Story highlights

Pryor's campaign released a pair of videos Wednesday, both highlighting women's issues.

Recent polling shows Cotton and Pryor are in a statistical dead heat.

Both campaigns are reaching out to women voters this week.

(CNN) —  

Sen. Mark Pryor’s newest campaign videos are hammering home the key issues that he’s hoping will energize female voters to come out in November: Domestic violence and equal pay.

The Arkansas Democrat released a pair of videos on his YouTube page Wednesday attacking his Republican rival Rep. Tom Cotton for voting against equal pay legislation and against reauthorizing the Violence Against Women Act. The crucial Senate race is locked in a statistical dead heat, and Pryor is playing up his advantage among women.

“We’ve got to do something to break this cycle of domestic violence and Tom Cotton is not doing anything to help,” Paulette Hill, the director of a 24-hour emergency domestic violence shelter, says in one video called “The End”.

“What’s Cotton got against women?” Courtney, from Little Rock, Arkansas, says in another. “Courtney” is a regular in Pryor’s ads, appearing in at least four videos this year and focusing specifically issues relevant to female voters.

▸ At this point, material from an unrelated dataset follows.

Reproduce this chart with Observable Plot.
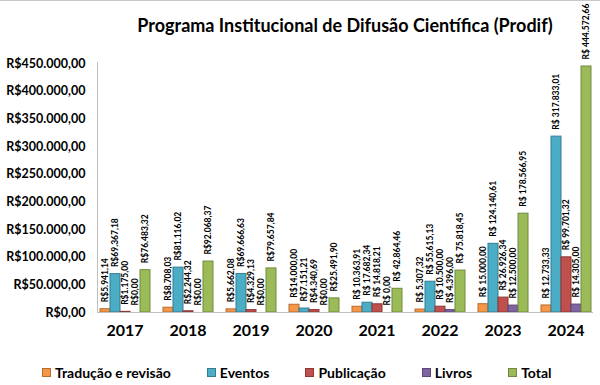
<!DOCTYPE html>
<html>
<head>
<meta charset="utf-8">
<script src="https://cdn.jsdelivr.net/npm/d3@7"></script>
<script src="https://cdn.jsdelivr.net/npm/@observablehq/plot@0.6"></script>
<style>
  html, body { margin: 0; padding: 0; background: #fff; }
  #wrap { position: relative; width: 600px; height: 385px; overflow: hidden; font-family: Lato, "Open Sans", sans-serif; color: #000; }
  #topline { position: absolute; left: 0; top: 0; width: 600px; height: 1px; background: #c8c8c8; }
  #title { position: absolute; top: 14px; left: 97px; width: 496px; text-align: center; font-weight: bold; font-size: 18px; white-space: nowrap; }
  #legend { position: absolute; top: 364px; left: 42px; display: flex; gap: 36px; font-weight: bold; font-size: 14px; white-space: nowrap; }
  #legend .item { display: flex; align-items: center; }
  #legend .sw { width: 7px; height: 7px; border: 1px solid; margin-right: 4px; }
  svg { position: absolute; left: 0; top: 0; }
</style>
</head>
<body>
<div id="wrap">
  <div id="title">Programa Institucional de Difusão Científica (Prodif)</div>
  <div id="legend"></div>
  <div id="topline"></div>
</div>
<script>
const titleText = "Programa Institucional de Difusão Científica (Prodif)";
const years = ["2017", "2018", "2019", "2020", "2021", "2022", "2023", "2024"];
const series = ["Tradução e revisão", "Eventos", "Publicação", "Livros", "Total"];
const traducao   = [5941.14, 8708.03, 5662.08, 14000.00, 10363.91, 5307.32, 15000.00, 12733.33];
const eventos    = [69367.18, 81116.02, 69666.63, 7151.21, 17682.34, 55615.13, 124140.61, 317833.01];
const publicacao = [1175.00, 2244.32, 4329.13, 4340.69, 14818.21, 10500.00, 26926.34, 99701.32];
const livros     = [0, 0, 0, 0, 0, 4396.00, 12500.00, 14305.00];
const total      = [76483.32, 92068.37, 79657.84, 25491.90, 42864.46, 75818.45, 178566.95, 444572.66];
// label style per year: later years use "R$ " with a space
const labelSpaced = [false, false, false, false, true, true, true, true];
const yTicks = [0, 50000, 100000, 150000, 200000, 250000, 300000, 350000, 400000, 450000];

const fills   = ["#F79646", "#4BACC6", "#C0504D", "#8064A2", "#9BBB59"];
const strokes = ["#B66D31", "#357D91", "#8C3836", "#5C4776", "#71893F"];

const seriesValues = [traducao, eventos, publicacao, livros, total];

const brl = d3.formatLocale({decimal: ",", thousands: ".", grouping: [3], currency: ["R$", ""]}).format("$,.2f");
const brlS = d3.formatLocale({decimal: ",", thousands: ".", grouping: [3], currency: ["R$ ", ""]}).format("$,.2f");

const data = years.flatMap((yr, i) => series.map((s, j) => ({
  year: yr, series: s, si: j, value: seriesValues[j][i],
  label: labelSpaced[i] ? brlS(seriesValues[j][i]) : brl(seriesValues[j][i])
})));

const chart = Plot.plot({
  width: 600,
  height: 385,
  marginTop: 63,
  marginBottom: 73,
  marginLeft: 97,
  marginRight: 7,
  style: {fontFamily: "Lato, 'Open Sans', sans-serif", background: "transparent", color: "#000"},
  fx: {domain: years, padding: 0.19, label: null},
  x: {domain: series, padding: 0.05, axis: null},
  y: {domain: [0, 450000], label: null},
  color: {type: "identity"},
  marks: [
    Plot.barY(data, {fx: "year", x: "series", y: "value",
      fill: d => fills[d.si], stroke: d => strokes[d.si], strokeWidth: 1}),
    Plot.text(data, {fx: "year", x: "series", y: "value", text: "label",
      rotate: -90, textAnchor: "start", lineAnchor: "middle", dy: -7,
      fontSize: 8.5, fontWeight: "bold", fill: "#000"}),
    Plot.axisY({ticks: yTicks, tickFormat: brl, tickSize: 0, tickPadding: 14,
      fontSize: 12.5, fontWeight: "bold", label: null}),
    Plot.axisFx({anchor: "bottom", tickSize: 0, tickPadding: 12,
      fontSize: 16, fontWeight: "bold", label: null})
  ]
});

// axis lines drawn from the plot's own scales
const ys = chart.scale("y");
const y0 = ys.apply(0), y1 = ys.apply(450000);
const svg = d3.select(chart);
svg.append("line").attr("x1", 97).attr("x2", 593).attr("y1", y0 + 0.5).attr("y2", y0 + 0.5)
  .attr("stroke", "#bfbfbf").attr("stroke-width", 1);
svg.append("line").attr("x1", 97.5).attr("x2", 97.5).attr("y1", y1 - 1).attr("y2", y0)
  .attr("stroke", "#bfbfbf").attr("stroke-width", 1);

const wrap = document.getElementById("wrap");
wrap.insertBefore(chart, wrap.firstChild);

const legend = d3.select("#legend");
series.forEach((s, j) => {
  const it = legend.append("div").attr("class", "item");
  it.append("div").attr("class", "sw").style("background", fills[j]).style("border-color", strokes[j]);
  it.append("span").text(s);
});
</script>
</body>
</html>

The videos also come one day after Pryor, the only remaining Arkansas Democrat in Congress, launched a “Women for Pryor” tour to rally the demographic group that favors him over his Republican rival 48 to 39%, according to a USA Today/Suffolk University poll released last week.

That same poll showed the pair locked in a statistical dead heat, with Pryor holding a two-point advantage. A CNN poll released in early September showed Cotton leading by the same margin.

Pryor’s latest videos on domestic violence strikes a sharply critical tone as the ad’s subject, Hill, says Cotton “voted against protecting women and children from domestic abuse.”

Cotton campaign spokesman David Ray pushed back against the ad claiming Pryor is “making ridiculous election-year accusations.”

“While Senator Pryor is busy perpetrating a fictitious ‘War on Women,’ it is the Obama-Pryor economic policies that have harmed so many Arkansas women by increasing the cost of everything from health insurance to gasoline to groceries,” Ray said in an email.

And the campaign’s response echoed the theme of the Cotton’s latest minute-long ad posted on his campaign website the same day Pryor launched his “Women for Pryor” tour.

The minute-long ad features a woman, Gina, who says Pryor’s vote for Obamacare has hurt her small business. The ad also opens with Cotton walking alongside another woman.

But Pryor’s ad focuses on the context of Cotton’s vote regarding the re-authorization of VAWA, and notes that one in four women are victims of domestic abuse – a statistic backed by the National Coalition Against Domestic Violence.

This won’t be the first time Cotton has had to defend his vote on the domestic violence legislation, which he has said was too broad.

Cotton’s website reads, “Violence against women is unacceptable, period.”

The Pryor-approved ad also states that Cotton was the only Congressman from Arkansas to “vote this way” on reauthorizing the Violence Against Women Act.

Fellow Arkansas Reps. Steve Womack, Rick Crawford and Tim Griffin were also part of the 138 Republicans who voted against the final act last year. Those Congressmen had voted in favor of a Republican alternative though, but Cotton said no to both.

The state’s other Senator, John Boozman, also voted against the bill that passed the Senate, but voted for the Republican alternative.

But the Pryor ad is trying to paint a stark contrast with Hill closing the ad by saying:

“There’s a big difference between Mark Pryor and Tom Cotton, one wants to protect women and children, the other doesn’t.”